Raw data:
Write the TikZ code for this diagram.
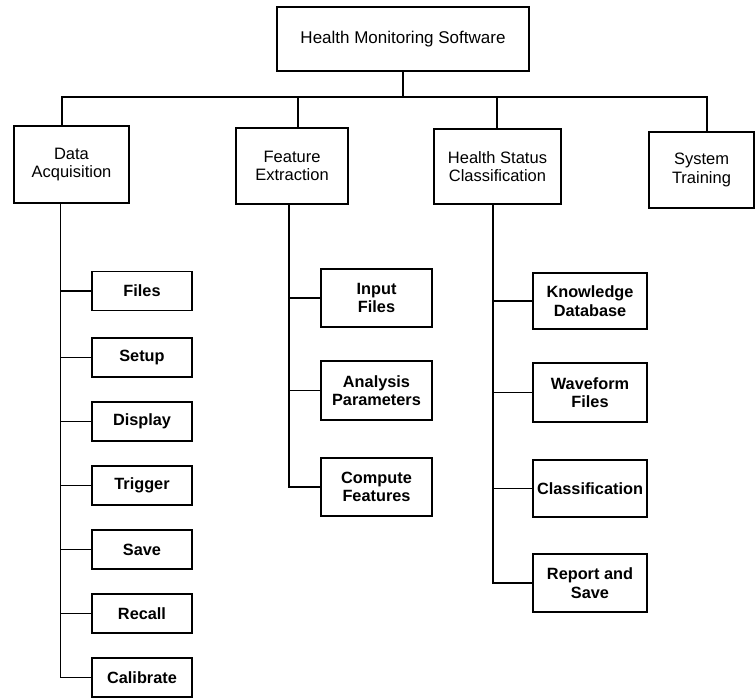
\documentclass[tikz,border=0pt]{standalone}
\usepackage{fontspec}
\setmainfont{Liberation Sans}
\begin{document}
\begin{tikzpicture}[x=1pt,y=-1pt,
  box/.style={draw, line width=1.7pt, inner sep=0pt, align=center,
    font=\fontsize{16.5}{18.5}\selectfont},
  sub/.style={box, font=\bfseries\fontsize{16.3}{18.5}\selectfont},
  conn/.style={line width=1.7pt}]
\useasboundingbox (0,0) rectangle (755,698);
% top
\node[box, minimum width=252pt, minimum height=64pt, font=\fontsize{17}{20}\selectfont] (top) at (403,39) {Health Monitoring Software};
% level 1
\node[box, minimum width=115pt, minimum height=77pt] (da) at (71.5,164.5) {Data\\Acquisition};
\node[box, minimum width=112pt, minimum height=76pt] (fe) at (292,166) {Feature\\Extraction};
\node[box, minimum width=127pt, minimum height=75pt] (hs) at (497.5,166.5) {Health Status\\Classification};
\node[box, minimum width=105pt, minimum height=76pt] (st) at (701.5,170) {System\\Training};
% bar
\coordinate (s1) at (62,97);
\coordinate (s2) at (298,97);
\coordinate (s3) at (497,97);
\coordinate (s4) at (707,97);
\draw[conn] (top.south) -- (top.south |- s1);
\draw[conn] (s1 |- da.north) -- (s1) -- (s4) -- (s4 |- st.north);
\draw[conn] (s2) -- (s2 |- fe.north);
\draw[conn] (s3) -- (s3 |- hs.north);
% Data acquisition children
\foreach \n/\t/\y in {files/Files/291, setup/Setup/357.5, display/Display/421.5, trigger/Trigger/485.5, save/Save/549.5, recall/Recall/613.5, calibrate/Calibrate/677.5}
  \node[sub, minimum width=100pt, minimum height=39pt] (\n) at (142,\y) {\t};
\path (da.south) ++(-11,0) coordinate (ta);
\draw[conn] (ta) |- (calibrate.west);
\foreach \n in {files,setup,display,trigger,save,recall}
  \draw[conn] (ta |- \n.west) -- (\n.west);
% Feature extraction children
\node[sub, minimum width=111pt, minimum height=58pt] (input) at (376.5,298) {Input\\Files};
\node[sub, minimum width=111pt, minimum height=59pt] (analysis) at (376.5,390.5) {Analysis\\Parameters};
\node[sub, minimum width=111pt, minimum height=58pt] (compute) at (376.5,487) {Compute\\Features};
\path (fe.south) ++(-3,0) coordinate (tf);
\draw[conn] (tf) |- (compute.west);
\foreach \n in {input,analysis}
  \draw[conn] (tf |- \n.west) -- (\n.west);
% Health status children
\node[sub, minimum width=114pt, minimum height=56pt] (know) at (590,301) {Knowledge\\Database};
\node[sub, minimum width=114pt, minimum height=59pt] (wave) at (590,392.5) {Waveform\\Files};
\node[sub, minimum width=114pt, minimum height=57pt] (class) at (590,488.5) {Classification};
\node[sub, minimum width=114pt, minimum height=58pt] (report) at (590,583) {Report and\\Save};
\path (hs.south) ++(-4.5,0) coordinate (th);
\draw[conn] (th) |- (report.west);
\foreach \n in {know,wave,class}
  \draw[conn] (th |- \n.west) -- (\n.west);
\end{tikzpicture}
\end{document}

Problem to solve: Every line of the data should be copied as it stands, without the images.

Exercise result:
Write the TikZ code for this diagram.
\documentclass[tikz,border=0pt]{standalone}
\usepackage{fontspec}
\setmainfont{Liberation Sans}
\begin{document}
\begin{tikzpicture}[x=1pt,y=-1pt,
  box/.style={draw, line width=1.7pt, inner sep=0pt, align=center,
    font=\fontsize{16.5}{18.5}\selectfont},
  sub/.style={box, font=\bfseries\fontsize{16.3}{18.5}\selectfont},
  conn/.style={line width=1.7pt}]
\useasboundingbox (0,0) rectangle (755,698);
% top
\node[box, minimum width=252pt, minimum height=64pt, font=\fontsize{17}{20}\selectfont] (top) at (403,39) {Health Monitoring Software};
% level 1
\node[box, minimum width=115pt, minimum height=77pt] (da) at (71.5,164.5) {Data\\Acquisition};
\node[box, minimum width=112pt, minimum height=76pt] (fe) at (292,166) {Feature\\Extraction};
\node[box, minimum width=127pt, minimum height=75pt] (hs) at (497.5,166.5) {Health Status\\Classification};
\node[box, minimum width=105pt, minimum height=76pt] (st) at (701.5,170) {System\\Training};
% bar
\coordinate (s1) at (62,97);
\coordinate (s2) at (298,97);
\coordinate (s3) at (497,97);
\coordinate (s4) at (707,97);
\draw[conn] (top.south) -- (top.south |- s1);
\draw[conn] (s1 |- da.north) -- (s1) -- (s4) -- (s4 |- st.north);
\draw[conn] (s2) -- (s2 |- fe.north);
\draw[conn] (s3) -- (s3 |- hs.north);
% Data acquisition children
\foreach \n/\t/\y in {files/Files/291, setup/Setup/357.5, display/Display/421.5, trigger/Trigger/485.5, save/Save/549.5, recall/Recall/613.5, calibrate/Calibrate/677.5}
  \node[sub, minimum width=100pt, minimum height=39pt] (\n) at (142,\y) {\t};
\path (da.south) ++(-11,0) coordinate (ta);
\draw[conn] (ta) |- (calibrate.west);
\foreach \n in {files,setup,display,trigger,save,recall}
  \draw[conn] (ta |- \n.west) -- (\n.west);
% Feature extraction children
\node[sub, minimum width=111pt, minimum height=58pt] (input) at (376.5,298) {Input\\Files};
\node[sub, minimum width=111pt, minimum height=59pt] (analysis) at (376.5,390.5) {Analysis\\Parameters};
\node[sub, minimum width=111pt, minimum height=58pt] (compute) at (376.5,487) {Compute\\Features};
\path (fe.south) ++(-3,0) coordinate (tf);
\draw[conn] (tf) |- (compute.west);
\foreach \n in {input,analysis}
  \draw[conn] (tf |- \n.west) -- (\n.west);
% Health status children
\node[sub, minimum width=114pt, minimum height=56pt] (know) at (590,301) {Knowledge\\Database};
\node[sub, minimum width=114pt, minimum height=59pt] (wave) at (590,392.5) {Waveform\\Files};
\node[sub, minimum width=114pt, minimum height=57pt] (class) at (590,488.5) {Classification};
\node[sub, minimum width=114pt, minimum height=58pt] (report) at (590,583) {Report and\\Save};
\path (hs.south) ++(-4.5,0) coordinate (th);
\draw[conn] (th) |- (report.west);
\foreach \n in {know,wave,class}
  \draw[conn] (th |- \n.west) -- (\n.west);
\end{tikzpicture}
\end{document}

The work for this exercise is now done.